A part of me -- the rational, right-side-of-my brain part -- says that prayers are like throwing coins into a dry fountain in Piazza Navona. So many coins. So many requests. So many wishes. How can one God handle them all? Every time I go to the Western Wall in Jerusalem, I stand with the women on our side of the prayer wall and get caught up in the fervency. I watch women stick handwritten notes into the crevices of the ancient stones. Do they really think they can friend God? Big shots, thinking that God will read their pokes!

But every religion around the world has prayer in common. Maybe that is what makes humans different. Dogs talk. Horses communicate. But do they really pray? And if we're made of the same elements as the stars -- all of us composed of energies, atoms, molecules, carbon and oxygen and liquid -- can't we affect what goes on beyond our kin?

Maybe it's not so farfetched.
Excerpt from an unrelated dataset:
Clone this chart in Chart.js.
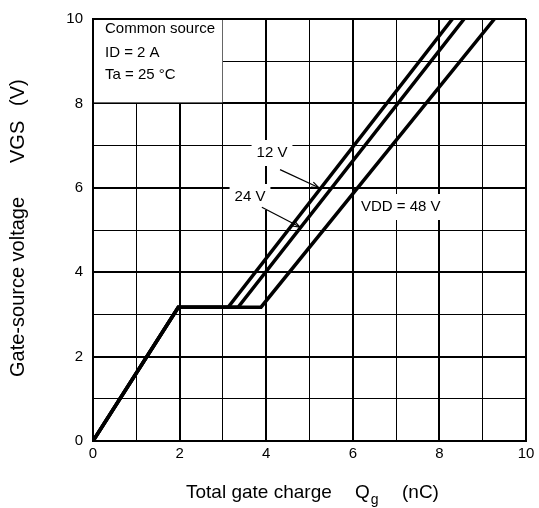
<!DOCTYPE html>
<html>
<head>
<meta charset="utf-8">
<script src="https://cdn.jsdelivr.net/npm/chart.js@4/dist/chart.umd.min.js"></script>
<style>
  html, body { margin: 0; padding: 0; background: #fff; }
  canvas { display: block; }
</style>
</head>
<body>
<canvas id="gateChart" width="539" height="508"></canvas>
<script>
// gate charge curves, Qg (nC) vs VGS (V)
const q12 = [0, 1.97, 3.12, 8.30];
const v12 = [0, 3.17, 3.17, 10];
const q24 = [0, 1.97, 3.35, 8.57];
const v24 = [0, 3.17, 3.17, 10];
const q48 = [0, 1.97, 3.88, 9.27];
const v48 = [0, 3.17, 3.17, 10];

const seriesNames = ['12 V', '24 V', 'VDD = 48 V'];
const xTickLabels = [0, 2, 4, 6, 8, 10];
const yTickLabels = [0, 2, 4, 6, 8, 10];
const conditions = ['Common source', 'ID = 2 A', 'Ta = 25 °C'];

const FONT = "'Liberation Sans', Arial, sans-serif";

function toPoints(xs, ys) {
    return xs.map((x, i) => ({x: x, y: ys[i]}));
}

// white box with conditions, curve labels, arrows, axis titles
const decorPlugin = {
    id: 'decor',
    beforeDatasetsDraw(chart) {
        const ctx = chart.ctx;
        const xs = chart.scales.x;
        const ys = chart.scales.y;
        const px = v => xs.getPixelForValue(v);
        const py = v => ys.getPixelForValue(v);

        ctx.save();
        // conditions box (covers grid 0..3 / 8..10)
        ctx.fillStyle = '#fff';
        ctx.fillRect(px(0) + 1, py(10) + 1, px(3) - px(0) - 1.5, py(8) - py(10) - 2);
        ctx.fillStyle = '#000';
        ctx.font = '15px ' + FONT;
        ctx.textBaseline = 'middle';
        ctx.textAlign = 'left';
        const condY = [29, 53, 75];
        conditions.forEach((t, i) => ctx.fillText(t, 105, condY[i]));

        // curve labels with white background
        const labels = [
            {text: seriesNames[0], x: 272, y: 153, align: 'center'},
            {text: seriesNames[1], x: 250, y: 197, align: 'center'},
            {text: seriesNames[2], x: 361, y: 207, align: 'left'}
        ];
        labels.forEach(l => {
            const w = ctx.measureText(l.text).width;
            const left = l.align === 'center' ? l.x - w / 2 : l.x;
            ctx.fillStyle = '#fff';
            ctx.fillRect(left - 5, l.y - 13, w + 10, 26);
            ctx.fillStyle = '#000';
            ctx.textAlign = l.align;
            ctx.fillText(l.text, l.x, l.y);
        });

        // arrows
        const arrows = [
            [4.32, 6.43, 5.22, 6.0],
            [3.90, 5.54, 4.78, 5.07]
        ];
        ctx.strokeStyle = '#000';
        ctx.lineWidth = 1.2;
        arrows.forEach(a => {
            const x1 = px(a[0]), y1 = py(a[1]), x2 = px(a[2]), y2 = py(a[3]);
            const ang = Math.atan2(y2 - y1, x2 - x1);
            ctx.beginPath();
            ctx.moveTo(x1, y1);
            ctx.lineTo(x2, y2);
            ctx.stroke();
            ctx.beginPath();
            ctx.moveTo(x2, y2);
            ctx.lineTo(x2 - 8 * Math.cos(ang - 0.35), y2 - 8 * Math.sin(ang - 0.35));
            ctx.moveTo(x2, y2);
            ctx.lineTo(x2 - 8 * Math.cos(ang + 0.35), y2 - 8 * Math.sin(ang + 0.35));
            ctx.stroke();
        });
        ctx.restore();
    },
    afterDraw(chart) {
        const ctx = chart.ctx;
        ctx.save();
        ctx.fillStyle = '#000';
        ctx.textBaseline = 'middle';
        ctx.textAlign = 'left';

        // x title
        const ty = 493;
        ctx.font = '19px ' + FONT;
        ctx.fillText('Total gate charge', 186, ty);
        ctx.fillText('Q', 355, ty);
        const qw = ctx.measureText('Q').width;
        ctx.font = '14px ' + FONT;
        ctx.fillText('g', 355 + qw + 1, ty + 7);
        ctx.font = '19px ' + FONT;
        ctx.fillText('(nC)', 402, ty);

        // y title
        ctx.font = '20px ' + FONT;
        ctx.translate(18, 0);
        ctx.rotate(-Math.PI / 2);
        ctx.fillText('Gate-source voltage', -377, 0);
        ctx.fillText('VGS', -163, 0);
        ctx.fillText('(V)', -106, 0);
        ctx.restore();
    }
};

const lineStyle = {
    showLine: true,
    borderColor: '#000',
    borderWidth: 3.5,
    pointRadius: 0,
    fill: false,
    tension: 0
};

const data = {
    datasets: [
        Object.assign({label: seriesNames[0], data: toPoints(q12, v12)}, lineStyle),
        Object.assign({label: seriesNames[1], data: toPoints(q24, v24)}, lineStyle),
        Object.assign({label: seriesNames[2], data: toPoints(q48, v48)}, lineStyle)
    ]
};

const gridStyle = {
    color: '#000',
    lineWidth: c => (c.tick && c.tick.value % 2 === 0) ? 2 : 1,
    drawTicks: false
};

const config = {
    type: 'scatter',
    data: data,
    options: {
        responsive: false,
        animation: false,
        layout: {padding: {left: 0, right: 13, top: 14, bottom: 0}},
        plugins: {
            legend: {display: false},
            tooltip: {enabled: false}
        },
        scales: {
            x: {
                type: 'linear',
                min: 0,
                max: 10,
                grid: gridStyle,
                border: {color: '#000', width: 2},
                ticks: {
                    stepSize: 1,
                    autoSkip: false,
                    maxRotation: 0,
                    padding: 4,
                    color: '#000',
                    font: {family: FONT, size: 15},
                    callback: v => xTickLabels.includes(v) ? String(v) : ''
                },
                afterFit: s => { s.height = 67; }
            },
            y: {
                type: 'linear',
                min: 0,
                max: 10,
                grid: gridStyle,
                border: {color: '#000', width: 2},
                ticks: {
                    stepSize: 1,
                    autoSkip: false,
                    padding: 10,
                    color: '#000',
                    font: {family: FONT, size: 15},
                    callback: v => yTickLabels.includes(v) ? String(v) : ''
                },
                afterFit: s => { s.width = 93; }
            }
        }
    },
    plugins: [decorPlugin]
};

new Chart(document.getElementById('gateChart').getContext('2d'), config);
</script>
</body>
</html>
Maybe the motive of God was to create us to feel like we have some kind of pwer to tip the scales of destiny. Who knows?

I'd like to believe that prayers are like pixie dust. But they won't get me to win the PowerBall; they won't prevent me from getting sick; they won't always save my children, my neighbors, my friends. So what's the point? Why pray?

Because prayers connect us to the unseen, the unknown, the something that might be out there. Prayer provides us with some kind of relief, if not a form of grace. And what is grace? It is breathing in and out and not wanting to be anywhere except in the breath.

I don't know why I pray. All I know is that I feel better afterwards. I pray in thanks for the little things: the easy peel of the bright orange clementine, the warmth of my socks, the thread count of my brain -- still functioning. Even in the midst of war, we have to find things to be thankful about. That it isn't worse, even that.

But then I remember reality and I have a problem with prayer. During the 2006 Israel-Hezbollah War, for example, I prayed for my son who was serving in an Israeli paratroopers unit that had just gone into Lebanon. I prayed hard. My son was saved. But his friend, Michael Levin of Langhorne, Pa. -- fighting alongside him -- was killed. Did my prayers shelter my son -- and somehow cancel out another mother's prayers?

Still, I continue to pray. I pray for all the people in the Gaza Strip, the West Bank, the people in Israel, the leaders of all sides. I pray that we'll be given the answers for how to solve this seemingly unsolvable conflict. I prayed that the Gaza Strip becomes the Hong Kong of the Middle East -- just as loud, lit and manic -- selling Armani jackets instead of missiles. I pray that my words carry same weight as any Crusader, mujahedeen or rabbi.

I pray even if I don't know why I'm praying or who I'm praying to. I don't have a choice. I have no other tools. Nothing else comes close. My heart is full. My heart is empty. I pray.